All images by Timothy Archibald. Used with permission.
“Well I did want these images to feel like it felt to be with him, and I think there is a sense of being in a minor key here a bit.” says photographer Timothy Archibald about his project Echolila. “He continued to state “I wanted to avoid kid colors, kid logos, and all of the plastic of childhood, so that may give these images a bit of a timeless palette to them.” The project started out with Tim simply trying to find a way to spend time with his son and evolved into something much deeper and beautiful.
To Tim and his son, it was about discovery on both their parts.
Phoblographer: Talk to us about how you got into photography and how you got into portraiture?
Tim: To me the portrait was always the real substance of photography- it made me get out of my solitary self, made me engage with another person and really could not be done without some form of collaboration and co-operation…you just couldn’t do it yourself. Now a photo made by me just looking at something, a landscape say, well that didn’t carry the risk, the adrenaline or the payoff that a portrait seemed to deliver. It seems like that was an initial attraction when I was learning photography and is what I kind of built a career on as well.
Phoblographer: Echolilia is a very special project where you collaborate (as you say) with your son. He’s got autism; but where did the idea to work with your son in this way come from?
Tim: ECHOLILIA was a collaborative project that really wasnt a project at all in the beginning. It was really just me spending time with my kid, in a one on one, and hoping I could capture his differences on film—and he was very different but in a very subtle way. Out of this attempt came a series of images that he would lead and I would follow, in a way. The images that we created had this shock of the new to me…they really seemed fresh to me. Of course I am always chasing the interesting images, trying to make more of them, so we then began spending time with a bit more intention.

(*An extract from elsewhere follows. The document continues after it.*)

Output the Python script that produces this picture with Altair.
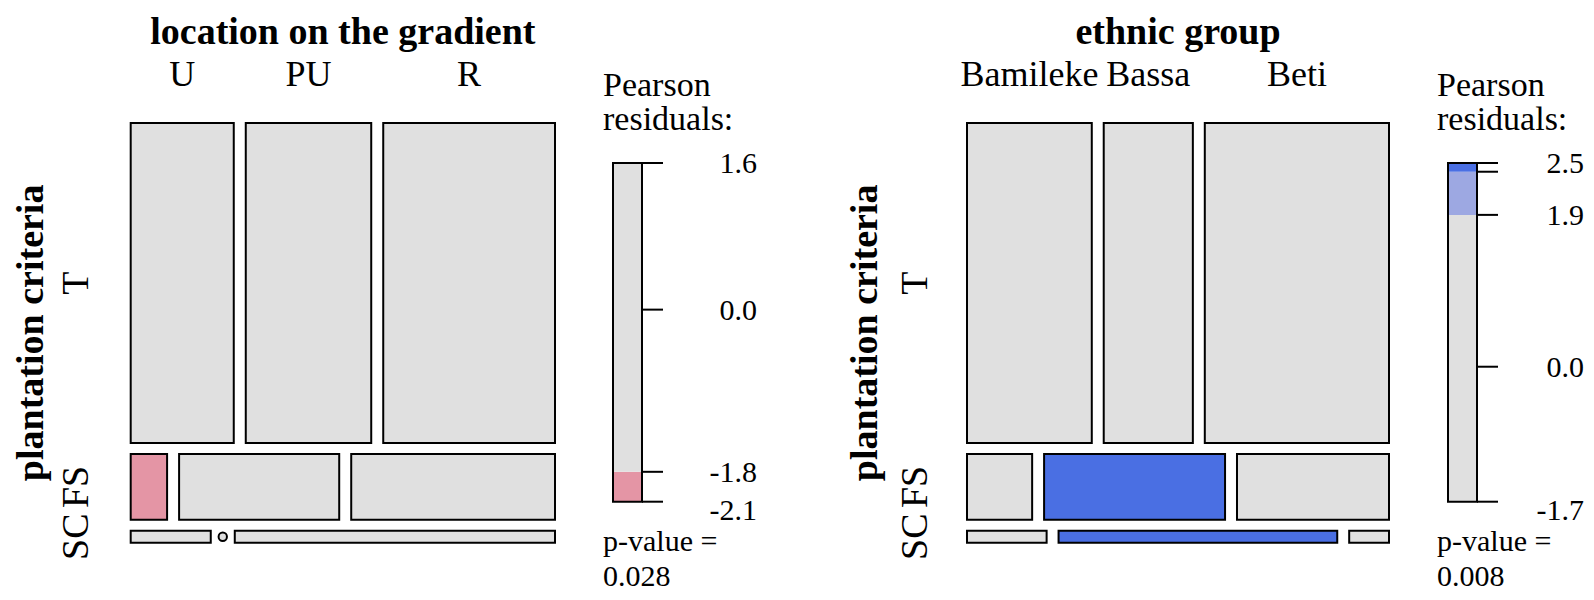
import altair as alt
import numpy as np
import pandas as pd

# ---------------- data ----------------
rows = ["T", "FS", "SC"]

loc_cats = ["U", "PU", "R"]
loc_T = [69, 84, 115]
loc_FS = [5, 22, 28]
loc_SC = [2, 0, 8]
loc_thresholds = [1.8, 2.35]
loc_pvalue = "0.028"

eth_cats = ["Bamileke", "Bassa", "Beti"]
eth_T = [84, 60, 124]
eth_FS = [9, 25, 21]
eth_SC = [2, 7, 1]
eth_thresholds = [1.9, 2.44]
eth_pvalue = "0.008"

# ---------------- style / layout ----------------
W, H = 1578, 584
GX, GY = 0.03, 0.0276
FONT = "Liberation Serif"
GRAY = "#E0E0E0"
LRED, DRED = "#E495A5", "#D33F6A"
LBLUE, DBLUE = "#9DA8E2", "#4A6FE3"


def shade(v, thr):
    t1, t2 = thr
    if v > t2:
        return DBLUE
    if v > t1:
        return LBLUE
    if v < -t2:
        return DRED
    if v < -t1:
        return LRED
    return GRAY


def mosaic(cats, counts, thr):
    tab = np.array(counts, dtype=float)
    n = tab.sum()
    rt, ct = tab.sum(1), tab.sum(0)
    exp = np.outer(rt, ct) / n
    res = (tab - exp) / np.sqrt(exp)
    recs = []
    y = 0.0
    for i, r in enumerate(rows):
        h = rt[i] / n
        x = 0.0
        for j, c in enumerate(cats):
            w = tab[i, j] / rt[i]
            recs.append(dict(row=r, col=c, count=tab[i, j], x0=x, x1=x + w,
                             y0=y, y1=y + h, xm=x + w / 2, ym=y + h / 2,
                             res=res[i, j], fill=shade(res[i, j], thr)))
            x += w + GX
        y += h + GY
    return pd.DataFrame(recs), float(res.min()), float(res.max())


def dom(u0, u1, p0, p1, P):
    k = (p1 - p0) / (u1 - u0)
    a = u0 - p0 / k
    return [a, a + P / k]


def text_layer(txt, x, y, size, bold=False, align="left", angle=0, baseline="alphabetic"):
    kw = dict(font=FONT, fontSize=size, align=align, baseline=baseline, color="black",
              fontWeight="bold" if bold else "normal")
    if angle:
        kw["angle"] = angle
    return alt.Chart(pd.DataFrame({"t": [txt]})).mark_text(**kw).encode(
        x=alt.value(x), y=alt.value(y), text="t:N")


def panel(cats, counts, thr, pval, title, mx0, mx1, ytitle_x, rowlab_x,
          bar_x0, bar_x1, tick_x1, lab_x, leg_x):
    df, rmin, rmax = mosaic(cats, counts, thr)
    xs = alt.Scale(domain=dom(0, 1 + 2 * GX, mx0, mx1, W), nice=False, zero=False)
    ys = alt.Scale(domain=dom(0, 1 + 2 * GY, 115, 534.7, H), nice=False, zero=False, reverse=True)
    layers = []
    cells = df[df["count"] > 0]
    layers.append(alt.Chart(cells).mark_rect(stroke="black", strokeWidth=2).encode(
        x=alt.X("x0:Q", scale=xs, axis=None), x2="x1:Q",
        y=alt.Y("y0:Q", scale=ys, axis=None), y2="y1:Q",
        color=alt.Color("fill:N", scale=None)))
    zeros = df[df["count"] == 0]
    if len(zeros):
        layers.append(alt.Chart(zeros).mark_point(shape="circle", filled=True, fill=GRAY,
                                                  stroke="black", strokeWidth=2, size=70,
                                                  opacity=1).encode(
            x=alt.X("x0:Q", scale=xs, axis=None),
            y=alt.Y("ym:Q", scale=ys, axis=None)))
    top = df[df["row"] == rows[0]]
    layers.append(alt.Chart(top).mark_text(font=FONT, fontSize=36, baseline="alphabetic",
                                           align="center").encode(
        x=alt.X("xm:Q", scale=xs, axis=None), y=alt.value(78), text="col:N"))
    left = df[df["col"] == cats[0]]
    layers.append(alt.Chart(left).mark_text(font=FONT, fontSize=38, baseline="middle",
                                            align="center", angle=270).encode(
        y=alt.Y("ym:Q", scale=ys, axis=None), x=alt.value(rowlab_x), text="row:N"))
    # titles
    layers.append(text_layer(title, (mx0 + mx1) / 2, 36, 38, bold=True, align="center"))
    layers.append(text_layer("plantation criteria", ytitle_x, (115 + 534.7) / 2, 38,
                             bold=True, align="center", angle=270, baseline="middle"))
    # legend
    k = (493.7 - 155) / (rmax - rmin)
    b = rmax + 155 / k
    ls = alt.Scale(domain=[b - H / k, b], nice=False, zero=False)
    t1, t2 = thr
    brk = [-np.inf, -t2, -t1, t1, t2, np.inf]
    cols = [DRED, LRED, GRAY, LBLUE, DBLUE]
    segs = []
    for i in range(5):
        lo, hi = max(brk[i], rmin), min(brk[i + 1], rmax)
        if hi > lo:
            segs.append(dict(lo=lo, hi=hi, fill=cols[i]))
    layers.append(alt.Chart(pd.DataFrame(segs)).mark_rect().encode(
        y=alt.Y("lo:Q", scale=ls, axis=None), y2="hi:Q",
        x=alt.value(bar_x0), x2=alt.value(bar_x1), color=alt.Color("fill:N", scale=None)))
    layers.append(alt.Chart(pd.DataFrame({"lo": [rmin], "hi": [rmax]})).mark_rect(
        fillOpacity=0, stroke="black", strokeWidth=2).encode(
        y=alt.Y("lo:Q", scale=ls, axis=None), y2="hi:Q",
        x=alt.value(bar_x0), x2=alt.value(bar_x1)))
    ticks = [rmax, 0.0]
    labs = [f"{rmax:.1f}", "0.0"]
    for t in (t1, t2, -t1, -t2):
        if rmin < t < rmax:
            ticks.append(t)
            near = min(abs(t - rmax), abs(t - rmin))
            labs.append(f"{t:.1f}" if near > 0.2 else "")
    tdf = pd.DataFrame({"v": ticks + [rmin], "lab": labs + [f"{rmin:.1f}"]})
    layers.append(alt.Chart(tdf).mark_rule(color="black", strokeWidth=2).encode(
        y=alt.Y("v:Q", scale=ls, axis=None), x=alt.value(bar_x1), x2=alt.value(tick_x1)))
    layers.append(alt.Chart(tdf.iloc[:-1]).mark_text(font=FONT, fontSize=30, align="right",
                                                     baseline="middle", dy=1).encode(
        y=alt.Y("v:Q", scale=ls, axis=None), x=alt.value(lab_x), text="lab:N"))
    layers.append(alt.Chart(tdf.iloc[-1:]).mark_text(font=FONT, fontSize=30, align="right",
                                                     baseline="middle", dy=9).encode(
        y=alt.Y("v:Q", scale=ls, axis=None), x=alt.value(lab_x), text="lab:N"))
    layers.append(text_layer("Pearson", leg_x, 88, 34))
    layers.append(text_layer("residuals:", leg_x, 122, 34))
    layers.append(text_layer("p-value =", leg_x, 543, 30))
    layers.append(text_layer(pval, leg_x, 578, 30))
    return layers


layers = []
layers += panel(loc_cats, [loc_T, loc_FS, loc_SC], loc_thresholds, loc_pvalue,
                "location on the gradient", 122.7, 547, 24, 69,
                605, 634, 655, 749, 595)
layers += panel(eth_cats, [eth_T, eth_FS, eth_SC], eth_thresholds, eth_pvalue,
                "ethnic group", 959, 1381, 858, 908,
                1440, 1469, 1490, 1576, 1429)

chart = alt.layer(*layers).resolve_scale(x="independent", y="independent").properties(
    width=W, height=H, padding=0, autosize=alt.AutoSizeParams(type="none"),
    background="white"
).configure_view(stroke=None)

chart.save("out.html", embed_options={"renderer": "svg", "actions": False})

Phoblographer: Do you feel like photography and art has been a way for both of you to get through this? Is it therapeutic in some ways?
Tim: Certainly this project connected us. It allowed me to learn about him and it also let him understand me better as well. Collaboration is powerful–it’s not about you any more and everything is more about listening to the other…and I mean collaboration in general. Our project had that, and was fueled by this sense of discovery on both parts I think.
My first book came out in 2005 : “Sex Machines : Photographs And Interviews” . That book took 3 years to shoot, 2 years to get a publisher, then we had shows and events to promote it all over the country. My life at this point in 2010 was much less indulgent…I knew I couldn’t put all if that time into this book. So I hired a designer, laid it out, found a printer and started selling them out of my garage. The first day they were for sale I sold one and was amazed. They have been selling since then.
Phoblographer: So how do you talk to your son about your creative vision and how do you the real life events translate into the work that you two create?
Tim: Really when working on a project with a five year old, there is no time when we are discussing a creative vision. We are just simply doing something together. Our process was as follows: he would do something interesting…an action, a gesture, and I would take note of it. We’d then try to keep it in mind for something we could recreate again in a simple space, where the light is nice, or where we had the room to do it well. Shoots really would be measured in minutes: 5 minutes, 7 minutes, everything needed to happen fast with his attention span being what it is. But it did seem like he could summon up intense focus at those times.
Phoblographer: What about the book? Why create it? Does part of it have something to do with Autism awareness?
Tim: Keep in mind that these are observations after the fact–at the time Eli was 5-8, and he is now 14. ” ECHOLILA / Sometimes I Wonder” the book was released in 2010, though people seem to continually discover it anew.
The idea of doing a book simply fit into my life: I wanted to share the work but I was a busy dad of two boys. Creating the book and selling it out of my garage was a way to do that and still raise my kids, work my job, and continue with the path of life.
Really I am not very concerned with the issues of Autism. I hoped the project would transcend that issue and speak to everyone, remind people of a sense of childhood imagination, and use the curious qualities of Autism to fuel the project…it certainly gave us something to figure out. But the power of relationships is really what I’d like people to take away from the project when they leave it.
Phoblographer: It seems like lots of the work has s focus on keeping the colors simple while using contrast to effectively place Eli; was this an intention creative decision?
Tim: Well I did want these images to feel like it felt to be with him, and I think there is a sense of being in a minor key here a bit. I wanted to avoid kid colors, kid logos, and all of the plastic of childhood, so that may give these images a bit of a timeless palette to them.